Visitors to NAIAS 2000 will see that Pax System is more than a tire -- it is
an integrated system offering improved performance, mobility, security and
major options in vehicle design.
    Since its introduction, Pax System has:

    *  gained Pirelli as a technology partner.
    *  been tested on a variety of platforms, from economy cars to sport
utility vehicles.  In the latter case, Pax System is unique in its ability to
provide run-flat support for popular SUVs.
    *  had a car built from the ground up around its unique design features
(Pininfarina's Metrocubo, on display in the Michelin booth).
    *  been universally hailed by the automotive press as a breakthrough

    Pax System features "vertical anchoring," a revolutionary technique for
attaching the tire to the wheel.  The bead area anchors the tire to the wheel
and eliminates the transitional zone between wheel and sidewall.
Additionally, the tire is dynamically locked against the wheel to make losing
the tire during a loss of air pressure impossible.
    "Pax System will significantly impact both the tire and automotive
industries," said Bob Carroll, vice president, marketing, Michelin Automotive
Industry Division.  "Pax System is the ultimate in the next generation of
tires.  It offers vehicle designers options never before dreamed of, while
providing drivers the handling of a high-performance tire, security of a
zero-pressure tire and reduced fuel consumption of our 'green' tires."

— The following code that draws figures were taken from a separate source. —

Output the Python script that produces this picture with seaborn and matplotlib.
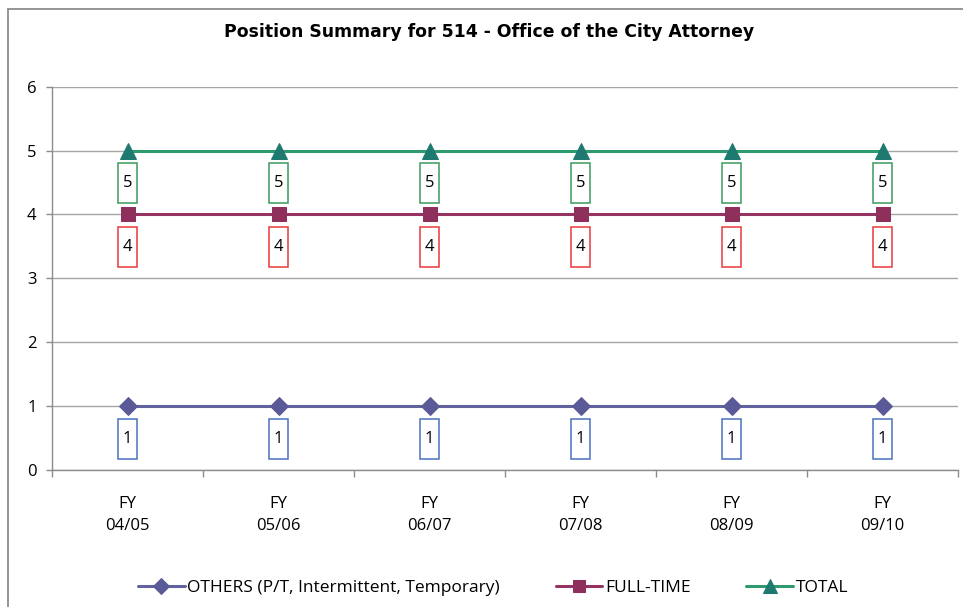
import pandas as pd
import matplotlib
matplotlib.use("Agg")
import matplotlib.pyplot as plt
from matplotlib.path import Path
from matplotlib.patches import Rectangle
from matplotlib.ticker import FixedLocator
import seaborn as sns

# chart data
years = ["FY\n04/05", "FY\n05/06", "FY\n06/07", "FY\n07/08", "FY\n08/09", "FY\n09/10"]
others = [1, 1, 1, 1, 1, 1]
full_time = [4, 4, 4, 4, 4, 4]
total = [5, 5, 5, 5, 5, 5]

series_names = ["OTHERS (P/T, Intermittent, Temporary)", "FULL-TIME", "TOTAL"]
df = pd.DataFrame({
    "year": years * 3,
    "count": others + full_time + total,
    "series": [series_names[0]] * 6 + [series_names[1]] * 6 + [series_names[2]] * 6,
})

line_colors = {series_names[0]: "#62629E", series_names[1]: "#953462", series_names[2]: "#2F9A6E"}
marker_colors = {series_names[0]: "#5A5A98", series_names[1]: "#8E2F5C", series_names[2]: "#1E7A70"}
box_colors = {series_names[0]: "#4A72C0", series_names[1]: "#E8383A", series_names[2]: "#3A9A5E"}
markers = {series_names[0]: "D", series_names[1]: "s", series_names[2]: "^"}
msize = {series_names[0]: 9, series_names[1]: 10, series_names[2]: 11}

sns.set_theme(style="white")
plt.rcParams["font.family"] = ["Open Sans", "DejaVu Sans"]
plt.rcParams["text.color"] = "black"
plt.rcParams["xtick.color"] = "black"
plt.rcParams["ytick.color"] = "black"

fig = plt.figure(figsize=(9.63, 6.07), dpi=100)
# chart area border (extends past the right/bottom edge like the original)
fig.patches.append(Rectangle((8 / 963, -0.05), 1.0, 1.05 - 9 / 607, transform=fig.transFigure,
                             fill=False, edgecolor="#8C8C8C", linewidth=1.3))
ax = fig.add_axes([0.054, 0.226, 0.941, 0.631])

for name in series_names:
    sub = df[df["series"] == name]
    sns.lineplot(data=sub, x="year", y="count", ax=ax, color=line_colors[name],
                 linewidth=2.2, marker=markers[name], markersize=msize[name],
                 markerfacecolor=marker_colors[name], markeredgecolor=marker_colors[name],
                 label=name, sort=False)


def tall_box(x0, y0, width, height, mutation_size):
    px = 0.28 * mutation_size
    py = 0.72 * mutation_size
    x0, y0 = x0 - px, y0 - py
    x1, y1 = x0 + width + 2 * px, y0 + height + 2 * py
    return Path([(x0, y0), (x1, y0), (x1, y1), (x0, y1), (x0, y0)], closed=True)


for name in series_names:
    sub = df[df["series"] == name].reset_index(drop=True)
    for i, v in enumerate(sub["count"]):
        ax.annotate(str(v), (i, v), xytext=(0, -23.5), textcoords="offset points",
                    ha="center", va="center", fontsize=12, color="black",
                    bbox=dict(boxstyle=tall_box, facecolor="white",
                              edgecolor=box_colors[name], linewidth=1.1))

ax.set_xlim(-0.5, 5.5)
ax.set_ylim(0, 6)
ax.set_yticks(range(0, 7))
ax.yaxis.grid(True, color="#A6A6A6", linewidth=1)
ax.set_axisbelow(True)
ax.set_xlabel("")
ax.set_ylabel("")
for s in ["top", "right"]:
    ax.spines[s].set_visible(False)
for s in ["left", "bottom"]:
    ax.spines[s].set_color("#8C8C8C")
    ax.spines[s].set_linewidth(1)

ax.xaxis.set_minor_locator(FixedLocator([i - 0.5 for i in range(7)]))
ax.tick_params(axis="x", which="major", length=0, pad=19, labelsize=12)
ax.tick_params(axis="x", which="minor", length=5, color="#8C8C8C", width=1, bottom=True)
ax.tick_params(axis="y", which="major", length=4, color="#8C8C8C", width=1, left=True, labelsize=12, pad=7)
for lbl in ax.get_xticklabels():
    lbl.set_linespacing(1.45)

fig.text(0.508, 0.947, "Position Summary for 514 - Office of the City Attorney",
         ha="center", va="center", fontsize=12.4, fontweight="bold", color="black",
         family=["DejaVu Sans"])

ax.legend_.remove()
handles, labels = ax.get_legend_handles_labels()
fig.legend(handles, labels, loc="center", bbox_to_anchor=(0.512, 0.031), ncol=3,
           frameon=False, fontsize=12.5, handlelength=2.7, columnspacing=3.2, handletextpad=0.15,
           markerscale=0.9)

fig.savefig("out.png", dpi=100)
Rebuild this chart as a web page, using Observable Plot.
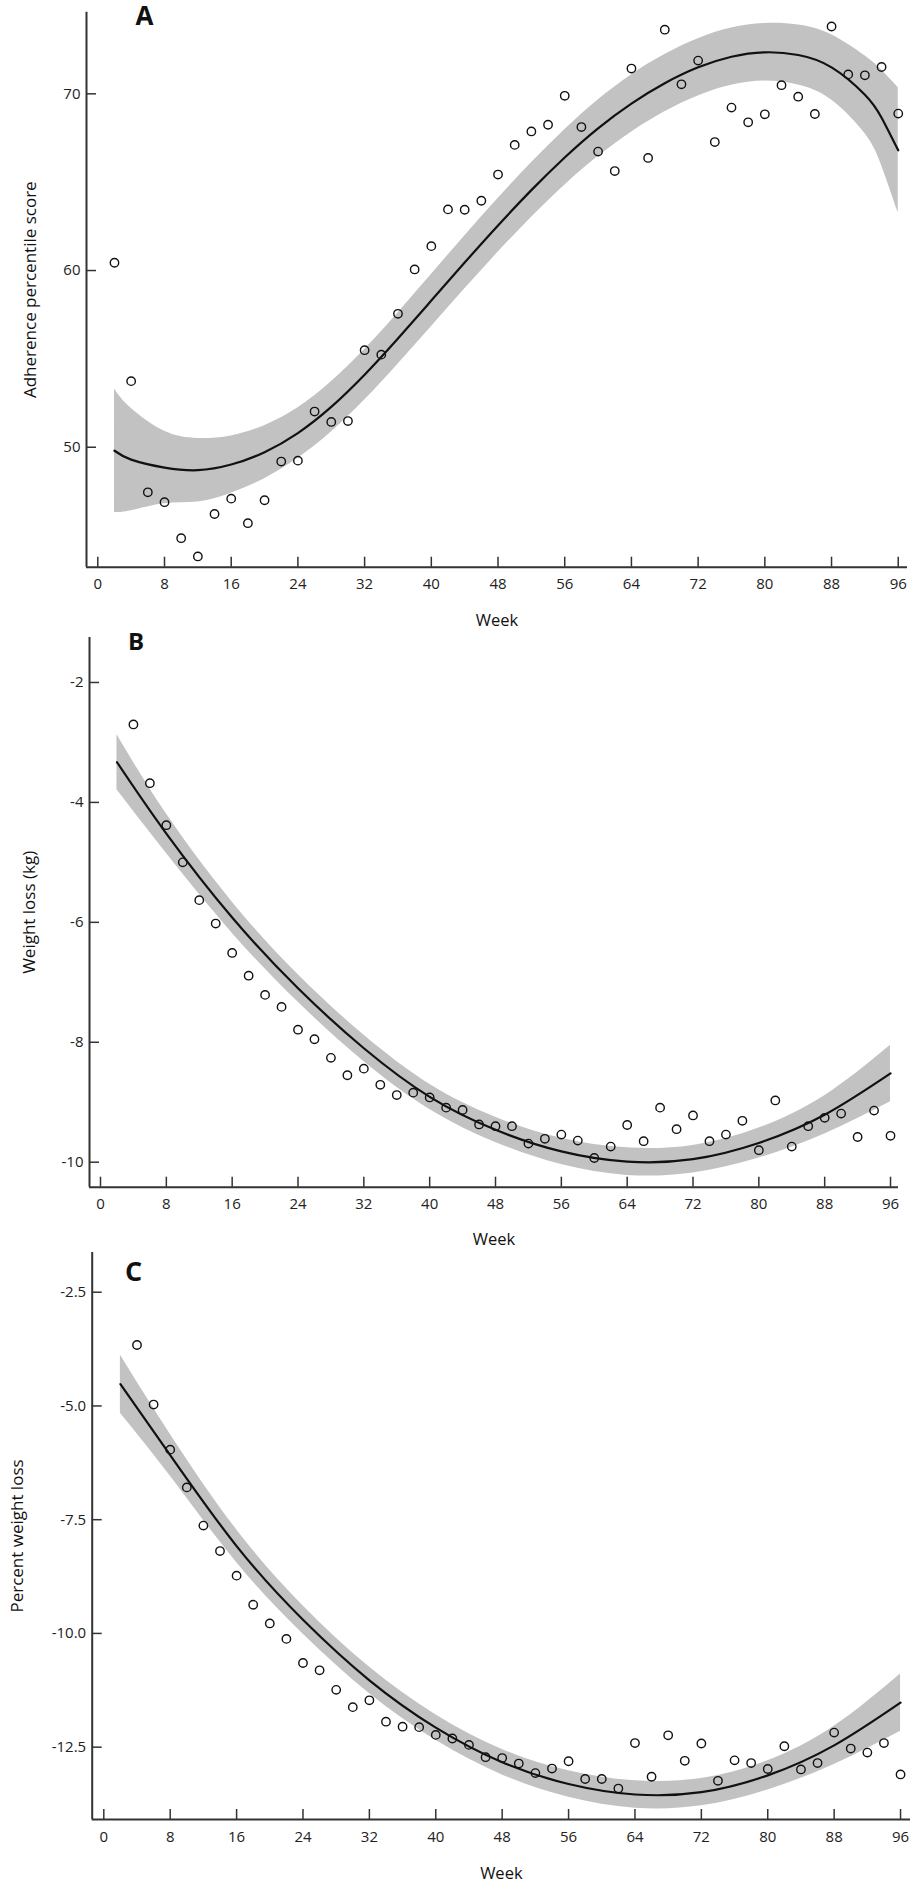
<!DOCTYPE html>
<html>
<head>
<meta charset="utf-8">
<script src="https://cdn.jsdelivr.net/npm/d3@7"></script>
<script src="https://cdn.jsdelivr.net/npm/@observablehq/plot@0.6"></script>
<style>
  html, body { margin: 0; padding: 0; background: #fff; }
  #chart svg { display: block; }
</style>
</head>
<body>
<div id="chart"></div>
<script>
// ---------- Data ----------
const xTicks = [0, 8, 16, 24, 32, 40, 48, 56, 64, 72, 80, 88, 96];
const yTicksA = [50, 60, 70];
const yTicksB = [-10, -8, -6, -4, -2];
const yTicksC = [-12.5, -10, -7.5, -5, -2.5];

// Panel A: adherence percentile score (observed), weeks 2..96
const weeksA = [2,4,6,8,10,12,14,16,18,20,22,24,26,28,30,32,34,36,38,40,42,44,46,48,
                50,52,54,56,58,60,62,64,66,68,70,72,74,76,78,80,82,84,86,88,90,92,94,96];
const adherence = [60.44,53.74,47.45,46.89,44.85,43.82,46.22,47.09,45.70,47.00,49.19,49.24,
                   52.02,51.43,51.48,55.49,55.24,57.55,60.06,61.38,63.46,63.44,63.95,65.43,
                   67.11,67.87,68.25,69.89,68.12,66.73,65.63,71.43,66.37,73.63,70.54,71.88,
                   67.27,69.22,68.39,68.84,70.49,69.84,68.86,73.81,71.10,71.05,71.52,68.88];

// Panels B and C observed, weeks 4..96
const weeksBC = [4,6,8,10,12,14,16,18,20,22,24,26,28,30,32,34,36,38,40,42,44,46,48,
                 50,52,54,56,58,60,62,64,66,68,70,72,74,76,78,80,82,84,86,88,90,92,94,96];
const weightKg = [-2.70,-3.68,-4.38,-5.00,-5.63,-6.02,-6.51,-6.89,-7.21,-7.41,-7.79,-7.95,
                  -8.26,-8.55,-8.44,-8.71,-8.88,-8.84,-8.92,-9.09,-9.13,-9.37,-9.40,-9.40,
                  -9.69,-9.61,-9.54,-9.64,-9.93,-9.74,-9.38,-9.65,-9.09,-9.45,-9.22,-9.65,
                  -9.54,-9.31,-9.80,-8.97,-9.74,-9.40,-9.26,-9.19,-9.58,-9.14,-9.56];
const weightPct = [-3.66,-4.97,-5.96,-6.79,-7.63,-8.19,-8.73,-9.37,-9.78,-10.12,-10.65,-10.81,
                   -11.24,-11.62,-11.47,-11.94,-12.05,-12.06,-12.23,-12.31,-12.45,-12.72,-12.74,
                   -12.86,-13.07,-12.97,-12.81,-13.20,-13.20,-13.41,-12.41,-13.15,-12.24,-12.80,
                   -12.42,-13.24,-12.79,-12.85,-12.98,-12.48,-12.99,-12.85,-12.18,-12.53,-12.62,
                   -12.41,-13.10];

// Fitted curves and confidence bands
const fitWeeksA = [2,4,8,12,16,20,24,28,32,36,40,44,48,52,56,60,64,68,72,76,80,84,88,92,94,96];
const fitA     = [49.80,49.30,48.85,48.70,49.02,49.72,50.80,52.28,54.10,56.15,58.30,60.45,62.55,
                  64.55,66.40,68.05,69.45,70.60,71.50,72.10,72.35,72.20,71.50,69.95,68.65,66.80];
const fitAHigh = [53.30,52.20,50.90,50.50,50.64,51.22,52.23,53.70,55.53,57.60,59.78,61.95,64.07,
                  66.10,67.97,69.65,71.07,72.22,73.12,73.72,73.98,73.90,73.35,72.15,71.35,70.35];
const fitALow  = [46.30,46.40,46.80,46.90,47.40,48.22,49.37,50.86,52.67,54.70,56.82,58.95,61.03,
                  63.00,64.83,66.45,67.83,68.98,69.88,70.48,70.72,70.50,69.65,67.75,65.95,63.25];

const fitWeeksBC = [2,8,16,24,32,40,48,56,64,72,80,88,96];
const fitB     = [-3.33,-4.52,-5.92,-7.10,-8.10,-8.91,-9.46,-9.82,-9.99,-9.95,-9.68,-9.21,-8.52];
const fitBHigh = [-2.87,-4.19,-5.66,-6.87,-7.88,-8.70,-9.25,-9.60,-9.76,-9.72,-9.43,-8.89,-8.05];
const fitBLow  = [-3.79,-4.85,-6.18,-7.33,-8.32,-9.12,-9.67,-10.04,-10.22,-10.18,-9.93,-9.53,-8.99];
const fitC     = [-4.52,-6.08,-8.08,-9.70,-11.03,-12.07,-12.83,-13.31,-13.54,-13.49,-13.12,-12.46,-11.52];
const fitCHigh = [-3.88,-5.62,-7.72,-9.39,-10.74,-11.79,-12.55,-13.02,-13.24,-13.19,-12.80,-12.04,-10.89];
const fitCLow  = [-5.16,-6.54,-8.44,-10.01,-11.32,-12.35,-13.11,-13.60,-13.84,-13.79,-13.44,-12.88,-12.15];

// ---------- Drawing ----------
const FONT = "'Open Sans', 'DejaVu Sans', sans-serif";
const INK = "#111";
const AXIS = "#333";
const BAND = "#c2c2c2";

function panel(o) {
  const pts = o.weeks.map((w, i) => ({week: w, v: o.values[i]}));
  const fit = o.fitWeeks.map((w, i) => ({week: w, v: o.fit[i], lo: o.low[i], hi: o.high[i]}));
  const plotH = o.height - o.mt - o.mb;
  const plotW = 915 - o.ml - o.mr;
  return Plot.plot({
    width: 915,
    height: o.height,
    marginTop: o.mt, marginBottom: o.mb, marginLeft: o.ml, marginRight: o.mr,
    style: {fontFamily: FONT, background: "#fff", overflow: "visible"},
    x: {domain: o.xDomain, axis: null},
    y: {domain: o.yDomain, axis: null},
    marks: [
      Plot.areaY(fit, {x: "week", y1: "lo", y2: "hi", fill: BAND, curve: "natural"}),
      Plot.line(fit, {x: "week", y: "v", stroke: INK, strokeWidth: 2.2, curve: "natural"}),
      Plot.dot(pts, {x: "week", y: "v", r: 4.2, stroke: INK, strokeWidth: 1.4, fill: "none"}),
      // tick marks (inward)
      Plot.ruleX(xTicks, {x: d => d, insetTop: plotH - 10, stroke: AXIS, strokeWidth: 1.5}),
      Plot.ruleY(o.yTicks, {y: d => d, insetRight: plotW - 10, stroke: AXIS, strokeWidth: 1.5}),
      // axis lines
      Plot.ruleY([o.yDomain[0]], {stroke: AXIS, strokeWidth: 2}),
      Plot.ruleX([o.xDomain[0]], {stroke: AXIS, strokeWidth: 2}),
      // tick labels
      Plot.text(xTicks, {x: d => d, frameAnchor: "bottom", dy: 17.3, text: d => String(d),
                         textAnchor: "middle", lineAnchor: "middle", fontSize: 15, fill: "#222"}),
      Plot.text(o.yTicks, {y: d => d, frameAnchor: "left", dx: -6, textAnchor: "end",
                           lineAnchor: "middle", text: o.yFormat, fontSize: 15, fill: "#222"}),
      // axis titles
      Plot.text(["Week"], {frameAnchor: "bottom", dy: o.weekDy, text: d => d, textAnchor: "middle",
                           lineAnchor: "middle", fontSize: 16.5, fill: "#111"}),
      Plot.text([o.yLabel], {frameAnchor: "left", dx: o.yLabelDx, rotate: -90, text: d => d,
                             textAnchor: "middle", lineAnchor: "middle", fontSize: 17, fill: "#111"}),
      // panel letter
      Plot.text([o.letter], {frameAnchor: "top-left", dx: o.letterDx, dy: o.letterDy, text: d => d,
                             textAnchor: "middle", lineAnchor: "middle",
                             fontSize: o.letterSize, fontWeight: "bold", fill: "#111"})
    ]
  });
}

const chart = document.getElementById("chart");

chart.appendChild(panel({
  height: 630, mt: 11.7, mb: 63.3, ml: 86, mr: 8,
  xDomain: [-1.355, 97.11], yDomain: [43.21, 74.62],
  weeks: weeksA, values: adherence,
  fitWeeks: fitWeeksA, fit: fitA, low: fitALow, high: fitAHigh,
  yTicks: yTicksA, yFormat: d => String(d),
  yLabel: "Adherence percentile score", yLabelDx: -55.5,
  weekDy: 53.3,
  letter: "A", letterDx: 58, letterDy: 4.8, letterSize: 26
}));

chart.appendChild(panel({
  height: 620, mt: 7, mb: 63.3, ml: 89, mr: 17,
  xDomain: [-1.337, 96.97], yDomain: [-10.417, -1.25],
  weeks: weeksBC, values: weightKg,
  fitWeeks: fitWeeksBC, fit: fitB, low: fitBLow, high: fitBHigh,
  yTicks: yTicksB, yFormat: d => String(d),
  yLabel: "Weight loss (kg)", yLabelDx: -59.5,
  weekDy: 52.3,
  letter: "B", letterDx: 46.5, letterDy: 4.7, letterSize: 24
}));

chart.appendChild(panel({
  height: 637, mt: 2, mb: 68, ml: 91.7, mr: 5,
  xDomain: [-1.398, 97.2], yDomain: [-14.09, -1.627],
  weeks: weeksBC, values: weightPct,
  fitWeeks: fitWeeksBC, fit: fitC, low: fitCLow, high: fitCHigh,
  yTicks: yTicksC, yFormat: d => d.toFixed(1),
  yLabel: "Percent weight loss", yLabelDx: -74.7,
  weekDy: 54,
  letter: "C", letterDx: 41.3, letterDy: 20, letterSize: 27
}));
</script>
</body>
</html>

    Pax System translates into lower tire temperatures, fewer energy losses,
less casing fatigue and, unlike traditional tires which use air pressure to
secure the tire to the wheel, elimination of bead unseating, even at zero
pressure.  The tire also provides lower rolling resistance for improved fuel
economy while offering improved handling, security and mobility at zero
pressure without affecting other tire qualities.
    For improved security, Pax System includes a sensor that warns the driver
of air-pressure loss in the tire.  At zero pressure, the tire rests against a
support ring that allows the tire to turn freely and the vehicle to travel at
55 mph (88 km/hr) for 125 miles (200 km).
    Pax System also impacts vehicle design.  Because the transitional zone --
the space between the sidewall and wheel on traditional tires -- is
eliminated, smaller tires can be utilized for vehicle design.  Combined with
the elimination of the spare tire, this means added wheel-well space for trunk
room, engine components or additional wheel technologies.
    "Pax System offers enormous benefits to the automotive industry," said
Carroll.  "Pax System enhances fuel economy, handling and performance, as well
as vehicle design and security."
    Pax System is fitted on several concept vehicles displayed at the NAIAS,
including Honda's Sprocket, Johnson Controls' Vios and Pininfarina's Metrocubo
(in the Michelin booth).  Futuristic concept designs also are featured at the
Michelin booth, where winning entries of the Michelin Design Competition,
conducted at the Center for Creative Studies, can be seen.
    Michelin manufactures and sells tires for every type of vehicle, including
airplanes, automobiles, bicycles, earthmovers, farm equipment, heavy duty
trucks, motorcycles and the space shuttle.  Headquartered in Greenville, S.C.,
Michelin North America employs 27,000 and operates 23 plants in 21 locations.